A Moment For Atonement

 

Ghost sanctuary on Kingsessing | Photo: Bradley Maule

Ghost sanctuary on Kingsessing | Photo: Bradley Maule

As I walked through St. Peter’s Church of Christ yesterday, the dying light of the afternoon cast an incredible golden glow through the stained glass windows—the ones that still remained.

Built as the Church of the Atonement in 1900 with a design from Furness, Evans & Co., this West Philadelphia house of worship appears to be short on time. Neighbors have been concerned about its condition since well before one of its celtic crosses crashed onto the 47th Street sidewalk, luckily hurting no one. The exterior has crumbling rooflines, busted out windows, and trees growing through walls. But it’s the interior where an L&I repair-or-demolish notice seems to make the most sense.

At the rear of the nave, the main window has retained its gothic outline, but a third of its glass has crashed over the holy water font below, and its mullion was hanging on by only the steel that used to hold the glass in place. Holes in the floor looked like the result of someone dropping bowling balls from the vaulted ceiling until they burst through. At the front of the sanctuary, the large Bible used for scripture readings was still opened to the Book of Isaiah. The hymn board still showed the last service’s selections, hymns 166, 2, and 346. The pastor’s office had additional hymnals, a bible, inspirational posters depicting holy scenes, and receipt books on church letterhead—next to a box of emptied tithing envelopes. And over all of it lie a half-inch thick layer of dust. It looks like the congregation left during an earthquake a decade ago and never returned.

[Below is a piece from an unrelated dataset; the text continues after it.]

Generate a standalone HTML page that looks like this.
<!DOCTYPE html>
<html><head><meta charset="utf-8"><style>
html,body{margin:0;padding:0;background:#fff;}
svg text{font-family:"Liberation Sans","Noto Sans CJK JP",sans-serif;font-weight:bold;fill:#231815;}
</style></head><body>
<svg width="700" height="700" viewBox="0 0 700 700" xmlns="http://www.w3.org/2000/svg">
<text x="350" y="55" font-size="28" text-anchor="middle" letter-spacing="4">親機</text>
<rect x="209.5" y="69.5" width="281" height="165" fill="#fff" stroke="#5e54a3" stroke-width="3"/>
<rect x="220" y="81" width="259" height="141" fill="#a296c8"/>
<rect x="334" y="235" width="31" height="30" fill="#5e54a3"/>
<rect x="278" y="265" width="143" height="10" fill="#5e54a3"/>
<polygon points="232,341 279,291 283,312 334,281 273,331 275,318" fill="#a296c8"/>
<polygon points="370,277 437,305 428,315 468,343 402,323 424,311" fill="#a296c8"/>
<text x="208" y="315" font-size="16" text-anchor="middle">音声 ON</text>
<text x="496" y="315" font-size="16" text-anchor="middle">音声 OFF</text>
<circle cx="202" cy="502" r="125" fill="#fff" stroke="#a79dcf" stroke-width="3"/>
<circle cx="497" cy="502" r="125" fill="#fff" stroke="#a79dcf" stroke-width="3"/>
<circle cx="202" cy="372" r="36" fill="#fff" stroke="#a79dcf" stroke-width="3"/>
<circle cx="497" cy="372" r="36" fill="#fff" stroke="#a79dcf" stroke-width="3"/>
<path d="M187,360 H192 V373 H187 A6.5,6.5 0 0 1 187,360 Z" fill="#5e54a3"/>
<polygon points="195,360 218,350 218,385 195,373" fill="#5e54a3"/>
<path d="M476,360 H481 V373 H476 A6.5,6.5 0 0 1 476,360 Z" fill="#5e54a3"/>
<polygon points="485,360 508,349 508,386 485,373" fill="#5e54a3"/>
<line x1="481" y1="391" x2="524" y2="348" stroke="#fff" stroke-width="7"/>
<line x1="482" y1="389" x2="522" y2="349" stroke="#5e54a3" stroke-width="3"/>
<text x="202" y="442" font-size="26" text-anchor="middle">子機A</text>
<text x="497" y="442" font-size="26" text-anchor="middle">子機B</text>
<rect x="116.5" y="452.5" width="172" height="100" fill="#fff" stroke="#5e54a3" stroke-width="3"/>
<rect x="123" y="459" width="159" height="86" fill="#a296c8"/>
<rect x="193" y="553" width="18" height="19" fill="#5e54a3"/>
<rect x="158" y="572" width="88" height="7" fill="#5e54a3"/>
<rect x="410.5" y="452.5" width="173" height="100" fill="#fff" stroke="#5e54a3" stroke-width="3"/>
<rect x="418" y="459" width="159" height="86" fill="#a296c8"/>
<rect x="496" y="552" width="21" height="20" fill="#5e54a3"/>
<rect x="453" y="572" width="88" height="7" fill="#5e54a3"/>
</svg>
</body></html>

You hate to see yet another gorgeous neighborhood structure like this lay to waste, let alone another with a Furness pedigree. The cracks in the wall and bell tower, however, pit a growing danger to the community against an incredibly expensive race to preserve a sacred landmark that’s across the street from one (Crusaders for Christ Church) and two blocks from another (St. Francis de Sales).

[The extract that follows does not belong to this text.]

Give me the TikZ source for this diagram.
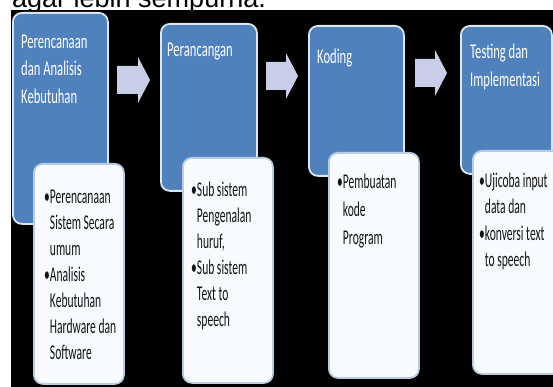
\documentclass[tikz,border=0pt]{standalone}
\usepackage{fontspec}
\setmainfont{Liberation Sans}
\newfontfamily\headfont[FakeStretch=0.60]{Carlito}
\newfontfamily\itemfont[FakeStretch=0.55]{Carlito}
\definecolor{boxblue}{HTML}{4F81BD}
\definecolor{blueedge}{HTML}{DCE6F2}
\definecolor{boxwhite}{HTML}{F8FBFE}
\definecolor{whiteedge}{HTML}{B8CCE4}
\definecolor{itemgray}{HTML}{141414}
\definecolor{arrowfill}{HTML}{C9CEE8}
\begin{document}
\begin{tikzpicture}[x=1pt,y=-1pt,
  bluebox/.style={draw=blueedge, line width=1.8pt, fill=boxblue, rounded corners=9pt, anchor=north west, inner sep=0pt},
  whitebox/.style={draw=whiteedge, line width=1.8pt, fill=boxwhite, rounded corners=9pt, anchor=north west, inner sep=0pt},
  headtext/.style={anchor=north west, inner sep=0pt, align=left, text=white, font=\headfont\fontsize{21}{27.5}\selectfont},
  itemtext/.style={anchor=north west, inner sep=0pt, align=left, text=itemgray, font=\itemfont\fontsize{21}{26}\selectfont},
  arrowshape/.style={fill=arrowfill}]
\useasboundingbox (0,0) rectangle (553,387);
\clip (0,0) rectangle (553,387);
% caption fragment at the top
\node[anchor=base west, inner sep=0pt, font=\fontsize{27}{27}\selectfont] (cap) at (12,7.5) {agar lebih sempurna.};
% black background
\fill[black] (11,10) rectangle (560,395);
% blue boxes
\node[bluebox, minimum width=95pt, minimum height=211pt] (b1) at (12,12) {};
\node[bluebox, minimum width=96pt, minimum height=167pt] (b2) at (160,23) {};
\node[bluebox, minimum width=95pt, minimum height=150pt] (b3) at (308,25) {};
\node[bluebox, minimum width=91pt, minimum height=148pt] (b4) at (460,25) {};
% headings
\node[headtext] (h1) at (21,28.75) {\strut Perencanaan\\dan Analisis\\Kebutuhan};
\node[headtext] (h2) at (167,36.75) {\strut Perancangan};
\node[headtext] (h3) at (317,43.75) {\strut Koding};
\node[headtext, font=\headfont\fontsize{21}{28}\selectfont] (h4) at (470,38.4) {\strut Testing dan\\Implementasi};
% white boxes
\node[whitebox, minimum width=90pt, minimum height=220pt] (w1) at (33,163) {};
\node[whitebox, minimum width=90pt, minimum height=225pt] (w2) at (182,157) {};
\node[whitebox, minimum width=90pt, minimum height=225pt] (w3) at (328,152) {};
\node[whitebox, minimum width=95pt, minimum height=223pt] (w4) at (472,150) {};
% item texts
\node[itemtext] (t1) at (44,184.8) {\strut •Perencanaan\\\hphantom{•}Sistem Secara\\\hphantom{•}umum\\•Analisis\\\hphantom{•}Kebutuhan\\\hphantom{•}Hardware dan\\\hphantom{•}Software};
\node[itemtext] (t2) at (191,177.8) {\strut •Sub sistem\\\hphantom{•}Pengenalan\\\hphantom{•}huruf,\\•Sub sistem\\\hphantom{•}Text to\\\hphantom{•}speech};
\node[itemtext, font=\itemfont\fontsize{21}{28}\selectfont] (t3) at (337,168.4) {\strut •Pembuatan\\\hphantom{•}kode\\\hphantom{•}Program};
\node[itemtext, font=\itemfont\fontsize{21}{26.5}\selectfont] (t4) at (479,168.45) {\strut •Ujicoba input\\\hphantom{•}data dan\\•konversi text\\\hphantom{•}to speech};
% block arrows
\fill[arrowshape] (117,66) -- (138,66) -- (138,57) -- (150,80) -- (138,103) -- (138,94) -- (117,94) -- cycle;
\fill[arrowshape] (266,62) -- (286,62) -- (286,53) -- (298,76) -- (286,99) -- (286,90) -- (266,90) -- cycle;
\fill[arrowshape] (415,59) -- (435,59) -- (435,50) -- (447,73) -- (435,96) -- (435,87) -- (415,87) -- cycle;
\end{tikzpicture}
\end{document}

All photos are from Wednesday, April 3rd.

About the author

Bradley Maule is co-editor of the Hidden City Daily and the creator of Philly Skyline. He's a native of Tyrone, Pennsylvania, and he's hung his hat in Shippensburg, Germantown, G-Ho, Fishtown, Portland OR, Brewerytown, and now Mt. Airy. He just can't get into Twitter, but he's way into Instagram @mauleofamerica.



5 Comments


  1. Let the stampede of “urbexers” begin.

  2. Am I to believe that not one college or non profit that receives tax brakes from the city or state can reuse this magnificent structure ? The city should compile a list of grand structures like this one and tell whomever wants a tax break that these buildings will have the front of the line for tax brakes or abatements . Until all these structures are saved , NO ONE GETS A BREAK ! All these organizations get help one way or another so
    if they want the help or non profit status to continue……………. They gotta help save phillys past . Otherwise
    we loose our history , our character and ANY reason for people to visit or company’s to set up shop . We’ll
    be just another bland boring place……. WHO WANTS THAT ?

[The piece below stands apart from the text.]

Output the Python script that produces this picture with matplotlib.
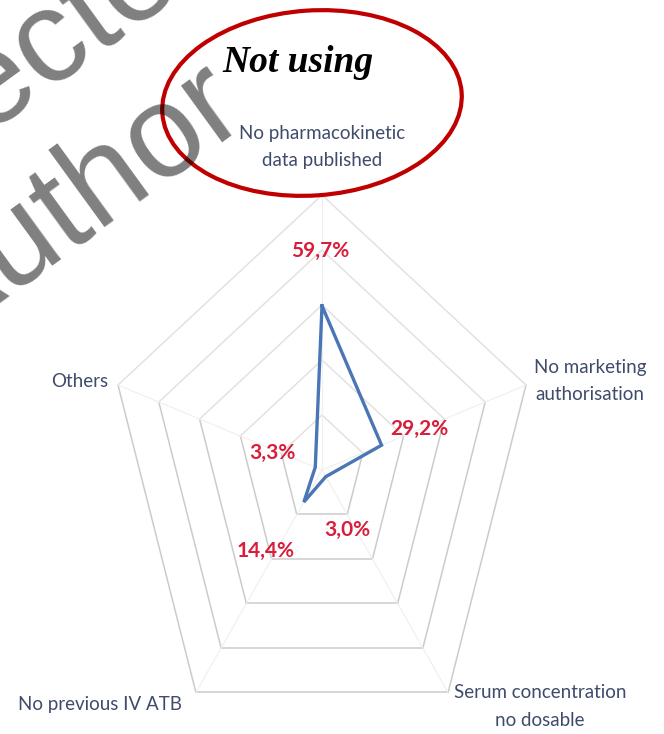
import numpy as np
import matplotlib.pyplot as plt
from matplotlib.patches import Ellipse
from matplotlib.font_manager import FontProperties
from matplotlib.textpath import TextToPath

# reasons for not using the drug (multiple answers, %)
categories = ["No pharmacokinetic\ndata published", "No marketing\nauthorisation",
              "Serum concentration\nno dosable", "No previous IV ATB", "Others"]
values = [59.7, 29.2, 3.0, 14.4, 3.3]
value_labels = ["59,7%", "29,2%", "3,0%", "14,4%", "3,3%"]
rings = [20, 40, 60, 80, 100]

W, H = 664, 734
DPI = 100
CX, CY = 322, 470          # centre of the web, pixels
R_PX = 275                 # pixels for 100 %
SQUASH = 0.78              # the web is narrower than it is tall

LABEL_C = "#3F4B6B"
VALUE_C = "#D81E3A"
LINE_C = "#4A76B5"
GRID_C = "#CBCBCB"
GRID_TOP_C = "#E2E2E2"

plt.rcParams["font.family"] = ["Lato", "DejaVu Sans"]

fig = plt.figure(figsize=(W / DPI, H / DPI), dpi=DPI)

# radar drawn in percent units, axes scaled so that one unit = R_PX/100 px
ax = fig.add_axes([0, 0, 1, 1])
sx = R_PX * SQUASH / 100
sy = R_PX / 100
ax.set_xlim(-CX / sx, (W - CX) / sx)
ax.set_ylim(-(H - CY) / sy, CY / sy)
ax.axis("off")

n = len(categories)
ang = np.arange(n) * 2 * np.pi / n
ux, uy = np.sin(ang), np.cos(ang)

# rings: the two edges meeting at the top vertex come out paler
for r in rings:
    for i in range(n):
        j = (i + 1) % n
        col = GRID_TOP_C if (i == 0 or j == 0) else GRID_C
        ax.plot([ux[i] * r, ux[j] * r], [uy[i] * r, uy[j] * r],
                color=col, lw=1.1, zorder=1, solid_capstyle="round")
for i in range(n):
    ax.plot([0, ux[i] * rings[-1]], [0, uy[i] * rings[-1]],
            color="#EFEFEF", lw=0.8, zorder=1)

v = np.array(values)
ax.plot(np.append(ux * v, ux[0] * v[0]), np.append(uy * v, uy[0] * v[0]),
        color=LINE_C, lw=2.4, solid_joinstyle="miter", zorder=3)

# category names around the web (offsets in pixels from each outer vertex)
cat_off = [(0, 48), (64, 4), (92, -14), (-96, -12), (-38, 4)]
for i, name in enumerate(categories):
    ax.annotate(name, (ux[i] * rings[-1], uy[i] * rings[-1]),
                xytext=cat_off[i], textcoords="offset pixels",
                ha="center", va="center", fontsize=13.5, color=LABEL_C,
                linespacing=1.75, zorder=4)

# data labels
val_off = [(-2, 55), (38, 16), (22, -53), (-38, -49), (-43, 14)]
for i, lab in enumerate(value_labels):
    ax.annotate(lab, (ux[i] * values[i], uy[i] * values[i]),
                xytext=val_off[i], textcoords="offset pixels",
                ha="center", va="center", fontsize=15, color=VALUE_C,
                fontweight="bold", zorder=4)

# overlay in pixel coordinates: highlight ellipse and watermark
ov = fig.add_axes([0, 0, 1, 1])
ov.set_xlim(0, W)
ov.set_ylim(H, 0)
ov.axis("off")
ov.patch.set_alpha(0)

ov.add_patch(Ellipse((312, 103), 300, 185, angle=-4, fill=False,
                     edgecolor="#C00000", lw=3))
ov.text(298, 62, "Not using", family="Liberation Serif", fontsize=27,
        fontweight="bold", fontstyle="italic", ha="center", va="center",
        color="black")

WM_ANGLE = 36
WM_SIZE = 94
wm_prop = FontProperties(family="Liberation Sans", size=WM_SIZE)
t2p = TextToPath()


def wm_start(text, idx, target):
    """Baseline start so that character text[idx] is centred on target (px)."""
    w_pre = t2p.get_text_width_height_descent(text[:idx], wm_prop, ismath=False)[0]
    w_ch, h_ch, d_ch = t2p.get_text_width_height_descent(text[idx], wm_prop, ismath=False)
    along = (w_pre + w_ch / 2) * DPI / 72
    up = (h_ch - d_ch) / 2 * DPI / 72
    a = np.radians(WM_ANGLE)
    dx, dy = np.cos(a), -np.sin(a)        # baseline direction, y down
    px, py = -np.sin(a), -np.cos(a)       # glyph "up" direction, y down
    return target[0] - along * dx - up * px, target[1] - along * dy - up * py


wm = dict(fontproperties=wm_prop, color="black", alpha=0.5,
          rotation=WM_ANGLE, rotation_mode="anchor", ha="left",
          va="baseline", clip_on=False)
for text, idx, target in [("Uncorrected", 7, (50, 40)), ("Author", 4, (166, 140))]:
    ov.text(*wm_start(text, idx, target), text, **wm)

fig.savefig("out.png", dpi=DPI)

  3. About 10 years ago, when cell phone towers were being installed all over the city at a fast pace, there was some slight hope that this church would use some of the rental money from the cell phone signal transmitters installed on the bell tower (seen in your photo #11) to fund repairs. Alas, twas not to be. My understanding from neighbors is that the congregation leaders are no longer around/in touch. This is a sad and frustrating case, repeated all over town.

    To comment to Rich above, while I agree that it’s awful to lose these structures, one only needs to look at the Church of the Assumption case (well covered by Hidden City) to see that reuse by non-profits carries risks and problems of another kind. Wish I had a better answer.

    • They were holding services in the adjoining Parish house not very long ago, I guess they closed that up and split.